Topic Detection and Tracking (TDT) (2004-2006)
The Topic Detection and Tracking (TDT) research has provided a standard platform for addressing event-based organization of broadcast news and evaluating such systems. The governing motivation behind such research was to provide a core technology for a system that would monitor broadcast news and alert an analyst to new and interesting events happening around the world. The research program of TDT focuses on five tasks: story segmentation, first story detection, cluster detection, tracking, and story link detection. Each is viewed as a component technology whose solution will help address the broader problem of event-based news organization.

I started working on TDT in Fall 2004 with James Allen at UMass. We presented our results at TDT 2004. I continued working on TDT, mainly focusing on Story Link Detection (SLD).

Story Link Detection (SLD) (2004-2006)
The Story Link Detection (SLD) task evaluates a TDT system that detects if two stories are "linked" by the same event. For TDT, two stories are linked if they discuss the same event. Unlike other TDT tasks, link detection was not motivated by a hypothetical application, but rather the task of detecting when stories are linked is a "kernel" function from which the other TDT tasks can be built.

I started working on SLD under the guidance of W. Bruce Croft and David Jensen at UMass in Spring 2005. We focused on the document representation aspect for SLD. The results were presented in a poster at CIKM 2006. I continued working on SLD during summer 2006 as a visiting research fellow at National Institute of Informatics (NII) at Tokyo, Japan. The work with Koji Eguchi at NII resulted in a paper that will be presented at ECIR 2007.

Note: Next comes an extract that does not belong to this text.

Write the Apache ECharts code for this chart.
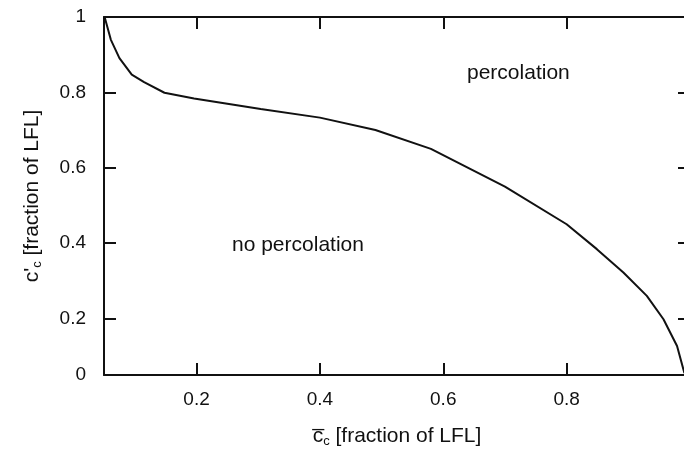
<!DOCTYPE html>
<html>
<head>
<meta charset="utf-8">
<script src="https://cdn.jsdelivr.net/npm/echarts@6/dist/echarts.min.js"></script>
<style>
  html, body { margin: 0; padding: 0; background: #fff; }
  #chart { width: 684px; height: 451px; }
</style>
</head>
<body>
<div id="chart"></div>
<script>
// Boundary curve between percolation / no percolation
const cBar = [0.051, 0.061, 0.075, 0.095, 0.115, 0.148, 0.196, 0.25, 0.304, 0.4, 0.49, 0.58, 0.7, 0.8, 0.849, 0.892, 0.930, 0.957, 0.979, 0.991];
const cPrime = [1.0, 0.94, 0.891, 0.847, 0.827, 0.799, 0.784, 0.770, 0.756, 0.733, 0.70, 0.65, 0.55, 0.45, 0.384, 0.322, 0.260, 0.198, 0.127, 0.055];

const xTicks = [0.2, 0.4, 0.6, 0.8];
const xTickLabels = ['0.2', '0.4', '0.6', '0.8'];
const yTicks = [0.2, 0.4, 0.6, 0.8, 1];
const yLabelValues = [0.05, 0.2, 0.4, 0.6, 0.8, 1];
const yTickLabels = ['0', '0.2', '0.4', '0.6', '0.8', '1'];
const xRange = [0.05, 1.0];
const yRange = [0.05, 1.0];

const FONT = '"Liberation Sans", Arial, sans-serif';
const INK = '#111';

const chart = echarts.init(document.getElementById('chart'), null, { renderer: 'canvas' });

function lbl(values, texts) {
  return function (v) {
    for (let i = 0; i < values.length; i++) {
      if (Math.abs(values[i] - v) < 1e-6) return texts[i];
    }
    return '';
  };
}

const axisLineStyle = { show: true, lineStyle: { color: INK, width: 2 } };
const tickStyle = { lineStyle: { color: INK, width: 2 } };

chart.setOption({
  animation: false,
  backgroundColor: '#fff',
  grid: { left: 104, top: 17, width: 586, height: 358, containLabel: false, outerBoundsMode: 'none' },
  xAxis: [
    {
      type: 'value', position: 'bottom', min: xRange[0], max: xRange[1],
      axisLine: axisLineStyle,
      axisTick: { show: true, inside: true, length: 12, customValues: xTicks, ...tickStyle },
      axisLabel: { show: true, customValues: xTicks, formatter: lbl(xTicks, xTickLabels),
        color: INK, fontFamily: FONT, fontSize: 19, margin: 15 },
      splitLine: { show: false },
      name: '{bar|c\u0305}{sub|c}{n| [fraction of LFL]}',
      nameLocation: 'middle', nameGap: 50,
      nameTextStyle: {
        rich: {
          bar: { fontFamily: FONT, fontSize: 21, color: INK },
          sub: { fontFamily: FONT, fontSize: 13, color: INK, verticalAlign: 'bottom', padding: [10, 0, 0, 0] },
          n: { fontFamily: FONT, fontSize: 21, color: INK }
        }
      }
    },
    {
      type: 'value', position: 'top', min: xRange[0], max: xRange[1],
      axisLine: axisLineStyle,
      axisTick: { show: true, inside: true, length: 12, customValues: xTicks, ...tickStyle },
      axisLabel: { show: false },
      splitLine: { show: false }
    }
  ],
  yAxis: [
    {
      type: 'value', position: 'left', min: yRange[0], max: yRange[1],
      axisLine: axisLineStyle,
      axisTick: { show: true, inside: true, length: 12, customValues: yTicks, ...tickStyle },
      axisLabel: { show: true, customValues: yLabelValues, formatter: lbl(yLabelValues, yTickLabels),
        color: INK, fontFamily: FONT, fontSize: 19, margin: 18 },
      splitLine: { show: false },
      name: "{n|c'}{sub|c}{n| [fraction of LFL]}",
      nameLocation: 'middle', nameGap: 60, nameRotate: 90,
      nameTextStyle: {
        rich: {
          n: { fontFamily: FONT, fontSize: 21, color: INK },
          sub: { fontFamily: FONT, fontSize: 13, color: INK, verticalAlign: 'bottom', padding: [10, 0, 0, 0] }
        }
      }
    },
    {
      type: 'value', position: 'right', min: yRange[0], max: yRange[1],
      axisLine: axisLineStyle,
      axisTick: { show: true, inside: true, length: 12, customValues: yTicks, ...tickStyle },
      axisLabel: { show: false },
      splitLine: { show: false }
    }
  ],
  series: [
    {
      type: 'line',
      data: cBar.map((x, i) => [x, cPrime[i]]),
      showSymbol: false,
      symbol: 'none',
      smooth: false,
      lineStyle: { color: INK, width: 2 },
      clip: true
    }
  ],
  graphic: [
    { type: 'text', left: 467, top: 63, style: { text: 'percolation', fill: INK, font: '21px ' + FONT } },
    { type: 'text', left: 232, top: 235, style: { text: 'no percolation', fill: INK, font: '21px ' + FONT } }
  ]
});
</script>
</body>
</html>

High Accuracy Retrieval (2003-2004)
This work was done in my first year at UMass (Fall 2003-Spring 2004) with my advisor W. Bruce Croft. The paper based on this work was presented at SIGIR 2004.

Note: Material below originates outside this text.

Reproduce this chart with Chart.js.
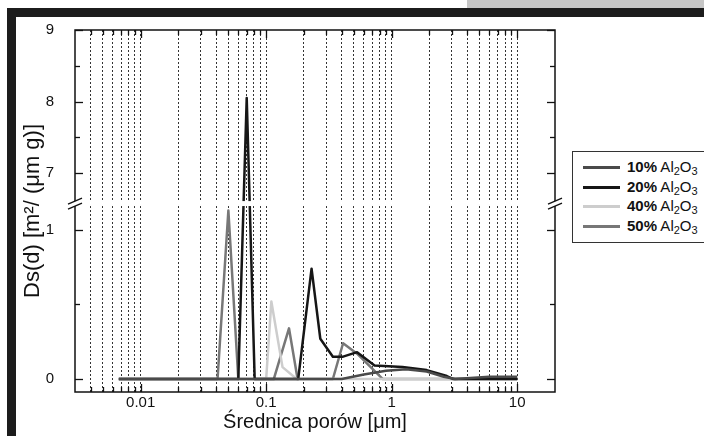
<!DOCTYPE html>
<html>
<head>
<meta charset="utf-8">
<script src="https://cdn.jsdelivr.net/npm/chart.js@4/dist/chart.umd.min.js"></script>
<style>
html, body { margin: 0; padding: 0; background: #fff; }
#wrap { position: relative; width: 704px; height: 436px; overflow: hidden; font-family: "Liberation Sans", Arial, sans-serif; }
#greyTab { position: absolute; left: 467px; top: 0; width: 237px; height: 8px; background: #c6c6c6; }
#frame { position: absolute; left: 7px; top: 8px; width: 720px; height: 450px; border-top: 9px solid #1c1c1c; border-left: 9px solid #1c1c1c; }
#chart { position: absolute; left: 0; top: 0; }
#legend { position: absolute; left: 572px; top: 151px; width: 160px; height: 90px; border: 1px solid #333; background: #fff; }
.row { position: absolute; left: 0; width: 160px; height: 18px; font-size: 15px; line-height: 18px; color: #111; white-space: nowrap; }
.swatch { position: absolute; left: 10px; top: 8px; width: 37px; height: 3px; }
.txt { position: absolute; left: 54px; top: 0; }
.txt sub { font-size: 11px; vertical-align: -3px; line-height: 0; }
</style>
</head>
<body>
<div id="wrap">
  <div id="greyTab"></div>
  <div id="frame"></div>
  <canvas id="chart" width="704" height="436"></canvas>
  <div id="legend"></div>
</div>
<script>
// ==========================
// DATA
// ==========================

const SERIES_PERCENT = ["10%", "20%", "40%", "50%"];
const SERIES_COLORS = ["#4a4a4a", "#161616", "#cdcdcd", "#777777"];

// pore diameter [um] / Ds(d) values, per series
const D_10  = [0.0067, 0.4, 0.6, 0.9, 1.3, 1.9, 2.6, 3.2, 6, 10];
const DS_10 = [0, 0, 0.03, 0.055, 0.065, 0.05, 0.015, 0, 0.015, 0.015];

const D_20  = [0.0067, 0.06, 0.07, 0.081, 0.18, 0.23, 0.27, 0.34, 0.41, 0.53, 0.73, 1.22, 1.9, 2.75, 3.1, 10];
const DS_20 = [0, 0, 8.05, 0, 0, 0.74, 0.27, 0.15, 0.15, 0.18, 0.09, 0.08, 0.06, 0.02, 0, 0];

const D_40  = [0.0067, 0.1, 0.11, 0.135, 0.175, 10];
const DS_40 = [0, 0, 0.52, 0.08, 0, 0];

const D_50  = [0.0067, 0.041, 0.05, 0.06, 0.115, 0.152, 0.178, 0.34, 0.41, 0.53, 0.85, 10];
const DS_50 = [0, 0, 1.13, 0, 0, 0.34, 0, 0, 0.24, 0.17, 0, 0];

const DIAMETERS = [D_10, D_20, D_40, D_50];
const VALUES = [DS_10, DS_20, DS_40, DS_50];

// axis ticks
const X_LABELS = [0.01, 0.1, 1, 10];
const X_MINOR_FROM = 4; // first minor tick is 4e-3
const Y_TICKS = [0, 0.5, 1, 7, 7.5, 8, 8.5, 9];
const Y_LABELS = [0, 1, 7, 8, 9];

// broken y axis: lower part, upper part
const LOW_MIN = -0.087, LOW_MAX = 1.16;
const HIGH_MIN = 6.61, HIGH_MAX = 9;
const LOW_K = 150, HIGH_K = 72, GAP = 5;

// ==========================
// X TICK LIST
// ==========================

let xTicks = [];
for (let m = X_MINOR_FROM; m <= 9; m++) xTicks.push(+(m * 0.001).toFixed(4));
X_LABELS.forEach((dec, k) => {
    xTicks.push(dec);
    if (k < X_LABELS.length - 1) {
        for (let m = 2; m <= 9; m++) xTicks.push(+(m * dec).toFixed(4));
    }
});

// ==========================
// BROKEN SCALE
// ==========================

function brokenOffset(v){
    const wLow = (LOW_MAX - LOW_MIN) * LOW_K;
    if (v <= LOW_MAX) return (v - LOW_MIN) * LOW_K;
    if (v < HIGH_MIN) return wLow + (v - LOW_MAX) / (HIGH_MIN - LOW_MAX) * GAP;
    return wLow + GAP + (v - HIGH_MIN) * HIGH_K;
}
const TOTAL = brokenOffset(HIGH_MAX);

class BrokenScale extends Chart.LinearScale {
    getPixelForValue(value){
        return this.bottom - brokenOffset(value) / TOTAL * (this.bottom - this.top);
    }
    getValueForPixel(pixel){
        const off = (this.bottom - pixel) / (this.bottom - this.top) * TOTAL;
        const wLow = (LOW_MAX - LOW_MIN) * LOW_K;
        if (off <= wLow) return LOW_MIN + off / LOW_K;
        if (off < wLow + GAP) return LOW_MAX + (off - wLow) / GAP * (HIGH_MIN - LOW_MAX);
        return HIGH_MIN + (off - wLow - GAP) / HIGH_K;
    }
}
BrokenScale.id = "broken";
BrokenScale.defaults = Chart.LinearScale.defaults;
Chart.register(BrokenScale);

// ==========================
// AXIS BOX, INWARD TICKS, BREAK
// ==========================

const axisBox = {
    id: "axisBox",
    afterDatasetsDraw(chart){
        const ctx = chart.ctx;
        const a = chart.chartArea;
        const x = chart.scales.x;
        const y = chart.scales.y;

        function line(x1, y1, x2, y2){
            ctx.beginPath();
            ctx.moveTo(x1, y1);
            ctx.lineTo(x2, y2);
            ctx.stroke();
        }

        ctx.save();
        ctx.strokeStyle = "#111";
        ctx.lineWidth = 1.5;
        ctx.strokeRect(a.left, a.top, a.right - a.left, a.bottom - a.top);

        ctx.lineWidth = 1.3;
        x.ticks.forEach(t => {
            const px = Math.round(x.getPixelForValue(t.value)) + 0.5;
            const len = X_LABELS.includes(t.value) ? 8 : 5;
            line(px, a.bottom, px, a.bottom - len);
            line(px, a.top, px, a.top + len);
        });
        y.ticks.forEach(t => {
            const py = Math.round(y.getPixelForValue(t.value)) + 0.5;
            const len = Y_LABELS.includes(t.value) ? 8 : 5;
            line(a.left, py, a.left + len, py);
            line(a.right, py, a.right - len, py);
        });

        // axis break
        const gTop = y.getPixelForValue(HIGH_MIN);
        const gBot = y.getPixelForValue(LOW_MAX);
        ctx.fillStyle = "#fff";
        ctx.fillRect(a.left - 8, gTop, a.right - a.left + 16, gBot - gTop);
        ctx.lineWidth = 1.3;
        [a.left, a.right].forEach(ax => {
            line(ax - 7, gTop + 3, ax + 7, gTop - 3);
            line(ax - 7, gBot + 3, ax + 7, gBot - 3);
        });
        ctx.restore();
    }
};

// ==========================
// CHART
// ==========================

const datasets = SERIES_PERCENT.map((p, i) => ({
    label: p + " Al2O3",
    data: DIAMETERS[i].map((d, j) => ({ x: d, y: VALUES[i][j] })),
    borderColor: SERIES_COLORS[i],
    borderWidth: 2.5,
    borderJoinStyle: "round",
    pointRadius: 0,
    tension: 0,
    fill: false
}));

new Chart(document.getElementById("chart"), {

    type: "line",

    data: { datasets: datasets },

    options: {
        responsive: false,
        animation: false,
        layout: { padding: { left: 0, top: 28, right: 149, bottom: 0 } },
        plugins: {
            legend: { display: false },
            tooltip: { enabled: false }
        },
        scales: {
            x: {
                type: "logarithmic",
                min: 0.003,
                max: 20,
                afterBuildTicks: s => { s.ticks = xTicks.map(v => ({ value: v })); },
                afterFit: s => { s.height = 44; },
                ticks: {
                    autoSkip: false,
                    maxRotation: 0,
                    padding: 2,
                    color: "#111",
                    font: { family: "Liberation Sans", size: 15 },
                    callback: v => X_LABELS.includes(v) ? String(v) : ""
                },
                grid: { display: true, drawTicks: false, color: "#333", lineWidth: 1 },
                border: { display: false, dash: [2, 2] },
                title: {
                    display: true,
                    text: "Średnica porów [μm]",
                    color: "#111",
                    font: { family: "Liberation Sans", size: 20 },
                    padding: { top: 0, bottom: 2 }
                }
            },
            y: {
                type: "broken",
                min: LOW_MIN,
                max: HIGH_MAX,
                afterBuildTicks: s => { s.ticks = Y_TICKS.map(v => ({ value: v })); },
                afterFit: s => { s.width = 75; },
                ticks: {
                    autoSkip: false,
                    padding: 21,
                    color: "#111",
                    font: { family: "Liberation Sans", size: 15 },
                    callback: v => Y_LABELS.includes(v) ? String(v) : ""
                },
                grid: { display: false, drawTicks: false },
                border: { display: false },
                title: {
                    display: true,
                    text: "Ds(d) [m²/ (μm g)]",
                    color: "#111",
                    font: { family: "Liberation Sans", size: 22 },
                    padding: { top: 20, bottom: 0 }
                }
            }
        }
    },

    plugins: [axisBox]

});

// ==========================
// LEGEND
// ==========================

const legendBox = document.getElementById("legend");

SERIES_PERCENT.forEach((p, i) => {
    const row = document.createElement("div");
    row.className = "row";
    row.style.top = (6 + i * 19.5) + "px";
    row.innerHTML =
        '<span class="swatch" style="background:' + SERIES_COLORS[i] + '"></span>' +
        '<span class="txt"><b>' + p + '</b> Al<sub>2</sub>O<sub>3</sub></span>';
    legendBox.appendChild(row);
});
</script>
</body>
</html>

Although information retrieval research has always been concerned with improving the effectiveness of search, in some applications, such as information analysis, a more specific requirement exists for high accuracy retrieval. This means that achieving high precision in the top document ranks is paramount. In this work we aimed at achieving high accuracy in ad-hoc document retrieval by incorporating approaches from question answering (QA). We focused on getting the first relevant result as high as possible in the ranked list and argue that traditional precision and recall are not appropriate measures for evaluating this task. We instead used the mean reciprocal rank (MRR) of the first relevant result. We evaluated three different methods for modifying queries to achieve high accuracy. The experiments done on TREC data provided support for the approach of using MRR and incorporating QA techniques for getting high accuracy in ad-hoc retrieval task.